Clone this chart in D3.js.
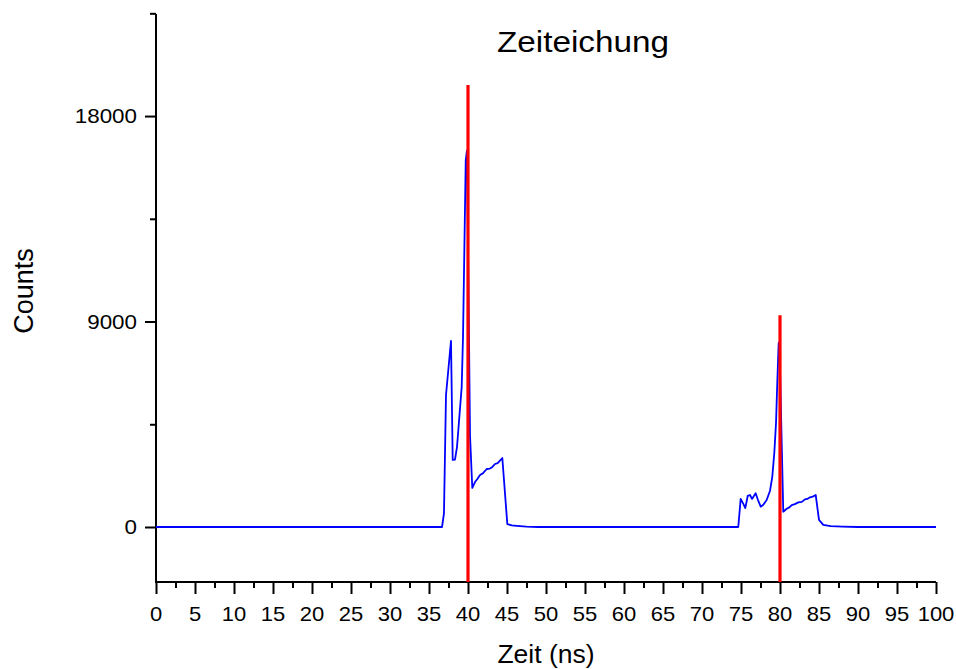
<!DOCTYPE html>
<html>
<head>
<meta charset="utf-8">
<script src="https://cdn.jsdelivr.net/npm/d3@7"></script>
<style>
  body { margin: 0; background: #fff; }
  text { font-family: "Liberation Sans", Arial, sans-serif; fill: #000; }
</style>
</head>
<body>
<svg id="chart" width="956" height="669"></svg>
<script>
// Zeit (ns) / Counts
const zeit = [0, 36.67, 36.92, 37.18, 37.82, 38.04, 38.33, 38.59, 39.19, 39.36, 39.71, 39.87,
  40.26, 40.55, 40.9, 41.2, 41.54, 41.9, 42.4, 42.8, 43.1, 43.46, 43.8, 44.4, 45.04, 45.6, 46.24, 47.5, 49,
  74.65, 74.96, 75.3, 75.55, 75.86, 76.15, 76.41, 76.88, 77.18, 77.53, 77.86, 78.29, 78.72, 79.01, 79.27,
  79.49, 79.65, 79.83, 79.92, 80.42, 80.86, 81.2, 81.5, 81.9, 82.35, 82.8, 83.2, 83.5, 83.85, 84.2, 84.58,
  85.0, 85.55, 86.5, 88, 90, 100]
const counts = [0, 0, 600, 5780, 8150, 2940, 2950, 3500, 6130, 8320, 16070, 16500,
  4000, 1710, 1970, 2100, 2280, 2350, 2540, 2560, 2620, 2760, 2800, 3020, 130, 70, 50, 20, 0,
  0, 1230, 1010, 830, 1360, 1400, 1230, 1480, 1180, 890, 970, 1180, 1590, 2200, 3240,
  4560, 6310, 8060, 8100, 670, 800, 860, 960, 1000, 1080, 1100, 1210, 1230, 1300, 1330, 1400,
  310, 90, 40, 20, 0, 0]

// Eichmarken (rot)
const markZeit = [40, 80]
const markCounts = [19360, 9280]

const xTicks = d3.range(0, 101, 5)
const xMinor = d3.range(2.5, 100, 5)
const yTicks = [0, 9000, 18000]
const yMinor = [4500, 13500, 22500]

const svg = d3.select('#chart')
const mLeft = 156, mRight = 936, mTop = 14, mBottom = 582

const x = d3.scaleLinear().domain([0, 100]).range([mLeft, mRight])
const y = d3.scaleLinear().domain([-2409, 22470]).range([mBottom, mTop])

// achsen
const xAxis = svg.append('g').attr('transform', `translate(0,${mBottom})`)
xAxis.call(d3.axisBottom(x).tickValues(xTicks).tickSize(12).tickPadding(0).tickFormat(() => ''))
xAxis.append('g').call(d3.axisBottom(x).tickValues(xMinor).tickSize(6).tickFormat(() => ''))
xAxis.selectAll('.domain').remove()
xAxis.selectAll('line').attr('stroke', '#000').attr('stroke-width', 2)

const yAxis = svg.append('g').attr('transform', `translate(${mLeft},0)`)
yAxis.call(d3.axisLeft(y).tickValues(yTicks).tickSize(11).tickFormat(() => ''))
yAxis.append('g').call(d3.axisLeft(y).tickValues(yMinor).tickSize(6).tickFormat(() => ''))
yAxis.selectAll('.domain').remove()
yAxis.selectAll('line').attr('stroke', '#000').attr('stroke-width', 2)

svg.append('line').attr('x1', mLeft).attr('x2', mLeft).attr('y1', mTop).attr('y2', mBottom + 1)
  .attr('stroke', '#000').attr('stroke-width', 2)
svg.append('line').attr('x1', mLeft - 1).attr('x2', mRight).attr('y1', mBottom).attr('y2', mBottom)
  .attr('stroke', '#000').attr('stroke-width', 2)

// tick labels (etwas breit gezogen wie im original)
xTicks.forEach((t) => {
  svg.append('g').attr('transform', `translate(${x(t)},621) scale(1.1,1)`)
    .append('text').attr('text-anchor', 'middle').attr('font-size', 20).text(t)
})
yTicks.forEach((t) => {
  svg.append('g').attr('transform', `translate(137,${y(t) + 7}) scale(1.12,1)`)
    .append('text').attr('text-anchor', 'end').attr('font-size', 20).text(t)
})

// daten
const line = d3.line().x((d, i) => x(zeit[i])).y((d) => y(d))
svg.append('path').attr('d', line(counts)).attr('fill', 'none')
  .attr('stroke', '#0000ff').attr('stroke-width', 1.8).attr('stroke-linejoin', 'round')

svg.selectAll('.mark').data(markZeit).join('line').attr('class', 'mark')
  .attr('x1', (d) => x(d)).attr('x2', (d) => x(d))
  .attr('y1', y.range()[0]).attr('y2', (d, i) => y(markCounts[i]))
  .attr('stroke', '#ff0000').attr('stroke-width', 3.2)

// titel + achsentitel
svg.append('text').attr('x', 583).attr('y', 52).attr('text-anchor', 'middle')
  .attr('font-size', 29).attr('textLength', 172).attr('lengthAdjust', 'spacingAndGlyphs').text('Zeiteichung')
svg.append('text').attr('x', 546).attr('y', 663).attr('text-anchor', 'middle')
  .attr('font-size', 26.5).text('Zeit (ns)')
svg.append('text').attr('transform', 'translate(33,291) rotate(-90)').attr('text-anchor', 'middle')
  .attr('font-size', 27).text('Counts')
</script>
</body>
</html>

○ ○ ○ ○

TASK PROMPT. Reproduce the data above word for word from its first line through the line that holds "const mLeft = 156, mRight", both ends included; skip pictures.

EXPECTED ANSWER.
Clone this chart in D3.js.
<!DOCTYPE html>
<html>
<head>
<meta charset="utf-8">
<script src="https://cdn.jsdelivr.net/npm/d3@7"></script>
<style>
  body { margin: 0; background: #fff; }
  text { font-family: "Liberation Sans", Arial, sans-serif; fill: #000; }
</style>
</head>
<body>
<svg id="chart" width="956" height="669"></svg>
<script>
// Zeit (ns) / Counts
const zeit = [0, 36.67, 36.92, 37.18, 37.82, 38.04, 38.33, 38.59, 39.19, 39.36, 39.71, 39.87,
  40.26, 40.55, 40.9, 41.2, 41.54, 41.9, 42.4, 42.8, 43.1, 43.46, 43.8, 44.4, 45.04, 45.6, 46.24, 47.5, 49,
  74.65, 74.96, 75.3, 75.55, 75.86, 76.15, 76.41, 76.88, 77.18, 77.53, 77.86, 78.29, 78.72, 79.01, 79.27,
  79.49, 79.65, 79.83, 79.92, 80.42, 80.86, 81.2, 81.5, 81.9, 82.35, 82.8, 83.2, 83.5, 83.85, 84.2, 84.58,
  85.0, 85.55, 86.5, 88, 90, 100]
const counts = [0, 0, 600, 5780, 8150, 2940, 2950, 3500, 6130, 8320, 16070, 16500,
  4000, 1710, 1970, 2100, 2280, 2350, 2540, 2560, 2620, 2760, 2800, 3020, 130, 70, 50, 20, 0,
  0, 1230, 1010, 830, 1360, 1400, 1230, 1480, 1180, 890, 970, 1180, 1590, 2200, 3240,
  4560, 6310, 8060, 8100, 670, 800, 860, 960, 1000, 1080, 1100, 1210, 1230, 1300, 1330, 1400,
  310, 90, 40, 20, 0, 0]

// Eichmarken (rot)
const markZeit = [40, 80]
const markCounts = [19360, 9280]

const xTicks = d3.range(0, 101, 5)
const xMinor = d3.range(2.5, 100, 5)
const yTicks = [0, 9000, 18000]
const yMinor = [4500, 13500, 22500]

const svg = d3.select('#chart')
const mLeft = 156, mRight = 936, mTop = 14, mBottom = 582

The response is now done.